If you can ship your hypothesis along with an effectively unaltered version of prod, the ability to test things without breaking other things becomes much more feasible. I've never been in a real business scenario where I wasn't able to negotiate a brief experimental window during live business hours for at least one client.
Feature flags are like bloom filters. They make 98 out of 100 situations better and they make the other 2 worse. When performance is the issue that’s usually fine. When reliability is the issue, that’s not sufficient.
If you work on fifty feature toggles a year, one of them is going to go wrong. If your team is doing a few hundred, you’re gonna have oopsies.
Most of the problematic cases are where the code is set up so that the old path and the new one can’t bypass each other cleanly. They get tangled up and maybe the toggle gets implemented inverted where it’s difficult to remove the old path without breaking the new.
You can go even further with something like the gem scientist at the application level, or tee-testing at the data store level. Compare A and A', record the result, and return A. Eventually, you reach 100% compatibility between the two (or only deviations that are desirable) and can remove A, leaving only A'
I also like recording and replaying production traffic, as well, so that you can do your tee-testing in an environment that doesn't affect latency for production, but that's not quite the same thing.
You’ve just resolved a problem I had. I had this problem on a search engine, but I made it as a “v2”. And I told customers to switch to v2. And you know the v2 problem: Discrepancies that customers like. So both versions have fans, but we really need to pull the plug on v1. You’ve just solved it: I should have indexed even records with v1, odd records with v2. Then only I would know which engine was used.

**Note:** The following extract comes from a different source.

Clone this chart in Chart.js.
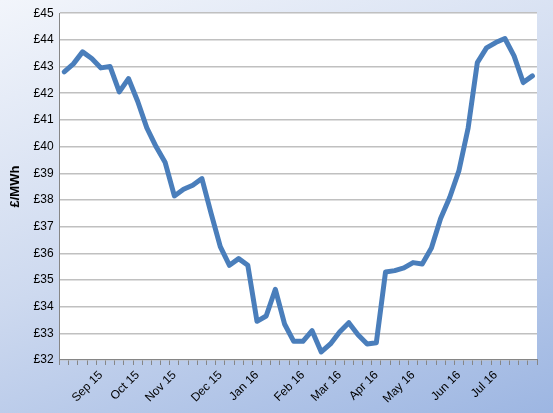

While very powerful, I think it's worth calling out some pitfuls. A few things we've ran into - long lived feature flags that are never cleaned up (which usually cause zombie or partially dead code) - rollout drift where different environments or customers have different flags set and it's difficult to know who actually has the feature - not flagging all connected functionality (i.e. one API is missing the flag that should have had it)
A good decom/cleanup strategy definitely helps